DIRECTIONS — Your task is to reproduce, verbatim and without pictures, the lines from the opening of the listing through the line containing "text=titlecol, anchor=base west]".

DATA BLOCK —
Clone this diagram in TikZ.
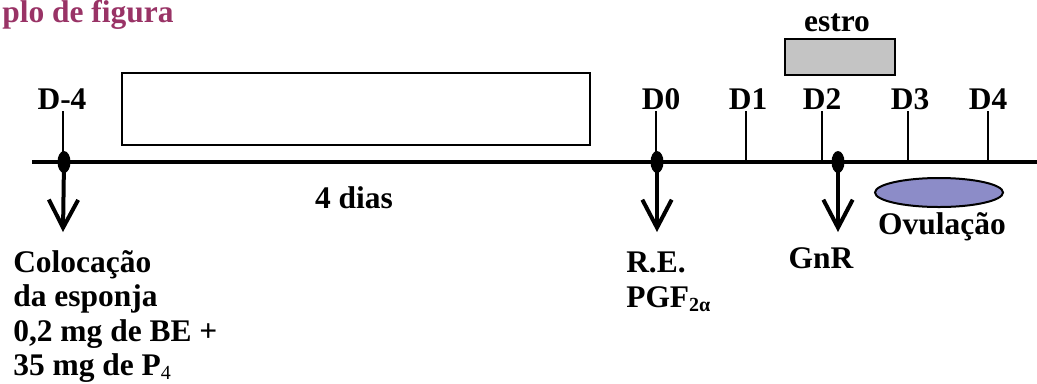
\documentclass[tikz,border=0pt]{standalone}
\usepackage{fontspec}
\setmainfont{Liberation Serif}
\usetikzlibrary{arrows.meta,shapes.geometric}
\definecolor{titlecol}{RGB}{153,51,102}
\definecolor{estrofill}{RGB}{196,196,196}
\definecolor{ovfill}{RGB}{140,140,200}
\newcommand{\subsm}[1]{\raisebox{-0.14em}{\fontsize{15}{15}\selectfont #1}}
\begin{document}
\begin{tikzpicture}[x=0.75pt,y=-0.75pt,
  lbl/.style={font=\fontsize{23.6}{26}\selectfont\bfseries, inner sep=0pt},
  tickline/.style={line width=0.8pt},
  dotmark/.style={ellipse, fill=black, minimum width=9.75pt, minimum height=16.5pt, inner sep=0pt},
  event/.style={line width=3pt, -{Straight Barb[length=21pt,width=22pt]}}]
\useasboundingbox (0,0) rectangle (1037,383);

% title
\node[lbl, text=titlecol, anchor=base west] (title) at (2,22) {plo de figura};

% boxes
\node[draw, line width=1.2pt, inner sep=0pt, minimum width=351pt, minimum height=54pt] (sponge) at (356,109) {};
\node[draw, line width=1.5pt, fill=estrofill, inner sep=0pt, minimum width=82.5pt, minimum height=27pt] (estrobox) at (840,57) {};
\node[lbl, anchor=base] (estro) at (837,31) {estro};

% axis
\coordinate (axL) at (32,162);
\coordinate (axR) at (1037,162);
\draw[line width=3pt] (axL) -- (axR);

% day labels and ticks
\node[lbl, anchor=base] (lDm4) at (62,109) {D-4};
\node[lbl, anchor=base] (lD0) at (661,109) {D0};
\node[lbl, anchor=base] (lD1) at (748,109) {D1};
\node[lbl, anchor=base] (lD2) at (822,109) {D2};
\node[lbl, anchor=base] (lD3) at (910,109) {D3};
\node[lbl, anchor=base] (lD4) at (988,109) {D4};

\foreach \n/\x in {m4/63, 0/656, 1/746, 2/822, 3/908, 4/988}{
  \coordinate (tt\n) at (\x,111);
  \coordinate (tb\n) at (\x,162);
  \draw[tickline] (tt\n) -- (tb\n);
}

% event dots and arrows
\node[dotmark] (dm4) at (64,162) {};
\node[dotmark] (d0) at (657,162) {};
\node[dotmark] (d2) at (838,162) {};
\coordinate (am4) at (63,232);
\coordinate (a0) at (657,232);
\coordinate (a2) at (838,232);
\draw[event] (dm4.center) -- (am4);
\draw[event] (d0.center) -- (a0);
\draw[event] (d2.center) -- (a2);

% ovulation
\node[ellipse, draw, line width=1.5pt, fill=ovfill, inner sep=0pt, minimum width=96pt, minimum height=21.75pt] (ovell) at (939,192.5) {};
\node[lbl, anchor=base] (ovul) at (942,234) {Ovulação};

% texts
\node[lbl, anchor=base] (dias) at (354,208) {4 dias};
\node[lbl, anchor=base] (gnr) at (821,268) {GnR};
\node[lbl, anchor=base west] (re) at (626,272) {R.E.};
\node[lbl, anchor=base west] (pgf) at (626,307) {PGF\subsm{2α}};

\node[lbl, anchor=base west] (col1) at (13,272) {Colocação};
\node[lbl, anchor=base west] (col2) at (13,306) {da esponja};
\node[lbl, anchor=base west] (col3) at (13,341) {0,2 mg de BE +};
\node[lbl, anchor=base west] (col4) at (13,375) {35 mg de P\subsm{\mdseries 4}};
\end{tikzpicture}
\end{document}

THE OUTPUT —
Clone this diagram in TikZ.
\documentclass[tikz,border=0pt]{standalone}
\usepackage{fontspec}
\setmainfont{Liberation Serif}
\usetikzlibrary{arrows.meta,shapes.geometric}
\definecolor{titlecol}{RGB}{153,51,102}
\definecolor{estrofill}{RGB}{196,196,196}
\definecolor{ovfill}{RGB}{140,140,200}
\newcommand{\subsm}[1]{\raisebox{-0.14em}{\fontsize{15}{15}\selectfont #1}}
\begin{document}
\begin{tikzpicture}[x=0.75pt,y=-0.75pt,
  lbl/.style={font=\fontsize{23.6}{26}\selectfont\bfseries, inner sep=0pt},
  tickline/.style={line width=0.8pt},
  dotmark/.style={ellipse, fill=black, minimum width=9.75pt, minimum height=16.5pt, inner sep=0pt},
  event/.style={line width=3pt, -{Straight Barb[length=21pt,width=22pt]}}]
\useasboundingbox (0,0) rectangle (1037,383);

% title
\node[lbl, text=titlecol, anchor=base west] (title) at (2,22) {plo de figura};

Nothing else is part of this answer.